After reading the first sentence of The Accident, I had the impulse to rush here and quote it, but I kept reading. Then I had the impulse to quote the first paragraph, the first page, the entire first chapter, but I had to keep reading. Over halfway through this slim novel, I still wanted to quote every word of it, but how absurd and impractical would that be? Instead, I'll honor my first impulses and quote the first sentence, the first paragraph. . . .
"WALKING ALONG the Seine, close to the swiftly moving but heavy water that slithered against the quai, walking round the couples sitting at the edge with their arms about each other, one young man with his hand inside the unbuttoned blouse of the young woman and holding her breast, I longed for what I felt couldn't be fulfilled even by making love, only by throwing myself into the river, not to die, but to be taken somewhere else on its current, which, out at the center, streamed in smooth, shining, infolding waves."The Accident is a distillation of language; it's a short novel that's been aged long. That the sentences go down smooth in "shining, infolding waves" isn't to say they lack a complex of flavors because their finish lingers. The Accident examines in deep psychological detail the consequences of faith and its opposites atheism and nihilism over the course of a semester in the 1950s at the Université catholique de Louvain in Belgium, in the lives — and in the ruins — of four students from the States: Tom Domlon, Karen, Vincent, and an unnamed narrator. It is the unnamed narrator's austere, philosophical rumination from his unspecified future vantage, looking back at what he lost and also learned from the wreckage, that moves the psychological action along.

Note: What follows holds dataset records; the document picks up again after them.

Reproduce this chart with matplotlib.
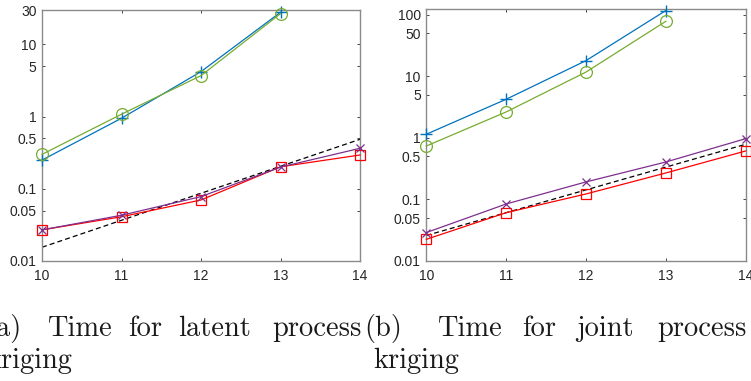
import matplotlib
matplotlib.use("Agg")
import matplotlib.pyplot as plt

# ---- data ----
x = [10, 11, 12, 13, 14]
x_ref = [10, 14]

# (a) latent process kriging
a_blue = [0.25, 0.95, 4.2, 27.9]
a_green = [0.30, 1.08, 3.7, 26.7]
a_red = [0.027, 0.041, 0.070, 0.202, 0.294]
a_purple = [0.027, 0.043, 0.078, 0.200, 0.364]
a_ref = [0.0155, 0.485]

# (b) joint process kriging
b_blue = [1.15, 4.26, 18.1, 118.0]
b_green = [0.74, 2.65, 11.8, 78.9]
b_red = [0.0225, 0.061, 0.123, 0.27, 0.615]
b_purple = [0.029, 0.0845, 0.193, 0.407, 0.975]
b_ref = [0.026, 0.79]

xticks = [10, 11, 12, 13, 14]
xticklabels = ["10", "11", "12", "13", "14"]
a_yticks = [0.01, 0.05, 0.1, 0.5, 1, 5, 10, 30]
a_yticklabels = ["0.01", "0.05", "0.1", "0.5", "1", "5", "10", "30"]
b_yticks = [0.01, 0.05, 0.1, 0.5, 1, 5, 10, 50, 100]
b_yticklabels = ["0.01", "0.05", "0.1", "0.5", "1", "5", "10", "50", "100"]
a_ylim = (0.01, 30)
b_ylim = (0.01, 125)

caption_a1 = [("(a)", 21, "right"), ("Time", 47, "left"), ("for", 128, "left"),
              ("latent", 178, "left"), ("process", 362, "right")]
caption_a2 = [("kriging", 72, "right")]
caption_b1 = [("(b)", 364, "left"), ("Time", 437, "left"), ("for", 522, "left"),
              ("joint", 576, "left"), ("process", 747, "right")]
caption_b2 = [("kriging", 373, "left")]

# ---- style ----
W, H = 751, 381
fig = plt.figure(figsize=(W / 100, H / 100), dpi=100)

BLUE = "#0072BD"
GREEN = "#77AC30"
PURPLE = "#7E2F8E"
RED = "#FF0000"

def setup(ax, yticks, yticklabels, ylim):
    ax.set_yscale("log")
    ax.set_xlim(10, 14)
    ax.set_ylim(*ylim)
    ax.set_xticks(xticks)
    ax.set_xticklabels(xticklabels)
    ax.set_yticks(yticks)
    ax.set_yticklabels(yticklabels)
    ax.minorticks_off()
    ax.tick_params(which="both", direction="in", length=2.4, width=0.6,
                   color="#262626", top=True, right=True,
                   labelsize=10, labelcolor="#262626")
    ax.tick_params(axis="x", pad=5.5)
    ax.tick_params(axis="y", pad=4)
    for lab in ax.get_xticklabels() + ax.get_yticklabels():
        lab.set_fontfamily("Liberation Sans")
    for s in ax.spines.values():
        s.set_color("#8a8a8a")
        s.set_linewidth(1.0)

def draw(ax, blue, green, red, purple, ref):
    lw = 0.9
    ax.plot(x[:len(blue)], blue, color=BLUE, lw=lw, marker="+", ms=8.5, mew=1.0, clip_on=False, zorder=3)
    ax.plot(x[:len(green)], green, color=GREEN, lw=lw, marker="o", ms=8.5, mfc="none", mew=0.9, clip_on=False, zorder=3)
    ax.plot(x, red, color=RED, lw=lw, marker="s", ms=7.5, mfc="none", mew=0.9, clip_on=False, zorder=3)
    ax.plot(x, purple, color=PURPLE, lw=lw, marker="x", ms=6, mew=0.9, clip_on=False, zorder=3)
    ax.plot(x_ref, ref, color="black", lw=0.9, ls=(0, (4, 2.5)), zorder=2)

axa = fig.add_axes([42 / W, 1 - 261 / H, 318 / W, 251 / H])
axb = fig.add_axes([426.3 / W, 1 - 261 / H, 319.4 / W, 252 / H])

setup(axa, a_yticks, a_yticklabels, a_ylim)
setup(axb, b_yticks, b_yticklabels, b_ylim)
draw(axa, a_blue, a_green, a_red, a_purple, a_ref)
draw(axb, b_blue, b_green, b_red, b_purple, b_ref)

fs = 20.5
for words, base in ((caption_a1, 336), (caption_b1, 336), (caption_a2, 368), (caption_b2, 368)):
    for w, xp, ha in words:
        fig.text(xp / W, 1 - base / H, w, ha=ha, va="baseline",
                 fontsize=fs, family="cmr10", color="#1a1a1a")

fig.savefig("out.png", dpi=100)
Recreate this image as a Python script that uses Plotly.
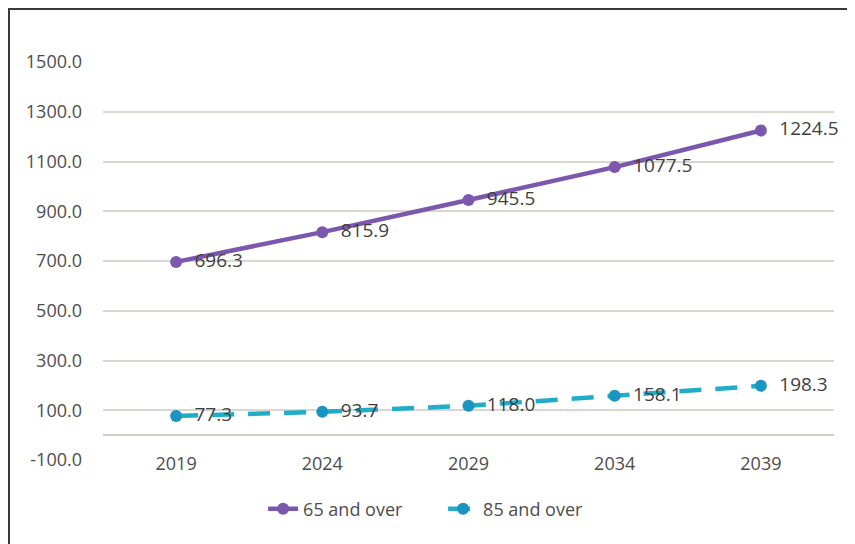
import plotly.graph_objects as go

years = ["2019", "2024", "2029", "2034", "2039"]
over65 = [696.3, 815.9, 945.5, 1077.5, 1224.5]
over85 = [77.3, 93.7, 118.0, 158.1, 198.3]
ytick_vals = [-100, 100, 300, 500, 700, 900, 1100, 1300, 1500]

FONT = "Open Sans"
fig = go.Figure()
fig.add_trace(go.Scatter(
    x=years, y=over65, name="65 and over", mode="lines+markers+text",
    line=dict(color="#7B58AE", width=4.5),
    marker=dict(color="#7B58AE", size=12),
    texttemplate="  %{y:.1f}", textposition="middle right",
    textfont=dict(family=FONT, size=19, color="#3F3F3F"),
    cliponaxis=False,
))
fig.add_trace(go.Scatter(
    x=years, y=over85, name="85 and over", mode="lines+markers+text",
    line=dict(color="#1FADC8", width=4.5, dash="22px,14px"),
    marker=dict(color="#1A94C0", size=12),
    texttemplate="  %{y:.1f}", textposition="middle right",
    textfont=dict(family=FONT, size=19, color="#3F3F3F"),
    cliponaxis=False,
))

fig.update_layout(
    width=847, height=536,
    margin=dict(l=95, r=21, t=54, b=84),
    plot_bgcolor="white", paper_bgcolor="white",
    font=dict(family=FONT, size=18, color="#4D4D4D"),
    showlegend=True,
    legend=dict(orientation="h", x=0.219, xanchor="left", y=-0.123, yanchor="middle",
                font=dict(family=FONT, size=18, color="#4D4D4D"),
                entrywidth=135, entrywidthmode="pixels",
                traceorder="normal"),
    xaxis=dict(type="category", range=[-0.5, 4.5], showgrid=False, showline=False,
               ticks="", ticklabelstandoff=-9, tickfont=dict(size=18)),
    yaxis=dict(range=[-100, 1500], tickvals=ytick_vals,
               ticktext=[f"{v:.1f}" for v in ytick_vals],
               showgrid=True, gridcolor="#DAD6D2", gridwidth=1.5,
               zeroline=True, zerolinecolor="#CFCBC7", zerolinewidth=1.5,
               showline=False, ticks="", ticklabelstandoff=20,
               tickfont=dict(size=18)),
    shapes=[dict(type="rect", xref="paper", yref="paper",
                 x0=-0.1286, x1=1.04, y0=-0.25, y1=1.1332,
                 line=dict(color="#3A3A3A", width=2), fillcolor="rgba(0,0,0,0)")],
)

fig.write_html("out.html")
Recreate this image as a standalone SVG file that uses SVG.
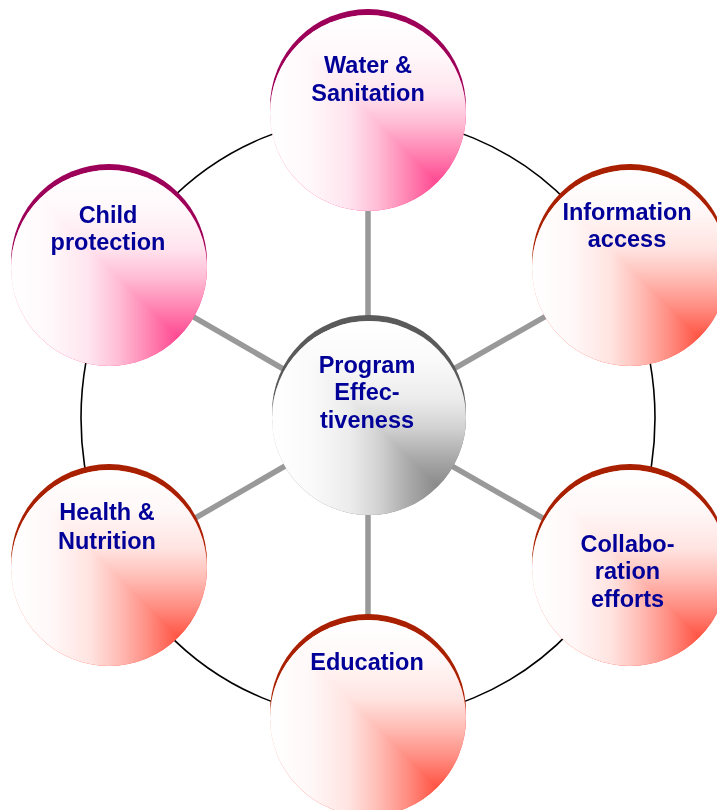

In critiquing "The Love Song of J. Alfred Prufrock," Stephen Spender describes the "failure" of Prufrock, "for which he despises himself, is failure to relate either with another person or with the Absolute. He is isolated, he cannot communicate". And the same could be said of David Plante's unnamed narrator — a conflicted self-loather mad at himself for once believing and now for his unbelief, and unnamed, perhaps, to emphasize not only his lack of identity but his rejection of any identity, Catholic or otherwise, he could have claimed — who likewise, surrounded by his classmates almost desperate to know him, who in fact go out of there way to engage him, cannot — no, he will not — open his tortured heart to them, until it is too late. Spender wrote of Prufrock that he was "superior to the inhabitants of his world because he is conscious of being inferior," which again, describes (and the similarities between the two characters are uncanny to the point I can't help but wonder if Plante purposely fashioned his narrator after Eliot's Prufrock) the convoluted, paradoxical psychology, of David Plante's No-Name narrator in his torn, tugging desires that, in turns, make him in one moment want to belong with his college comrades, and the next remain apart, alienated.
What follows is the Reaper's abrupt arrival in a blinding light on an otherwise starry tranquil night in the French countryside near Paris, where finally, we understand, as the dramatic yet understated tension that David Plante, in his enchanting poetic prose, has built and built and built toward its climactic crash, why he titled his beautiful brilliant novel as he did. Where faith and fatalism collide, there's going to be a terrible accident.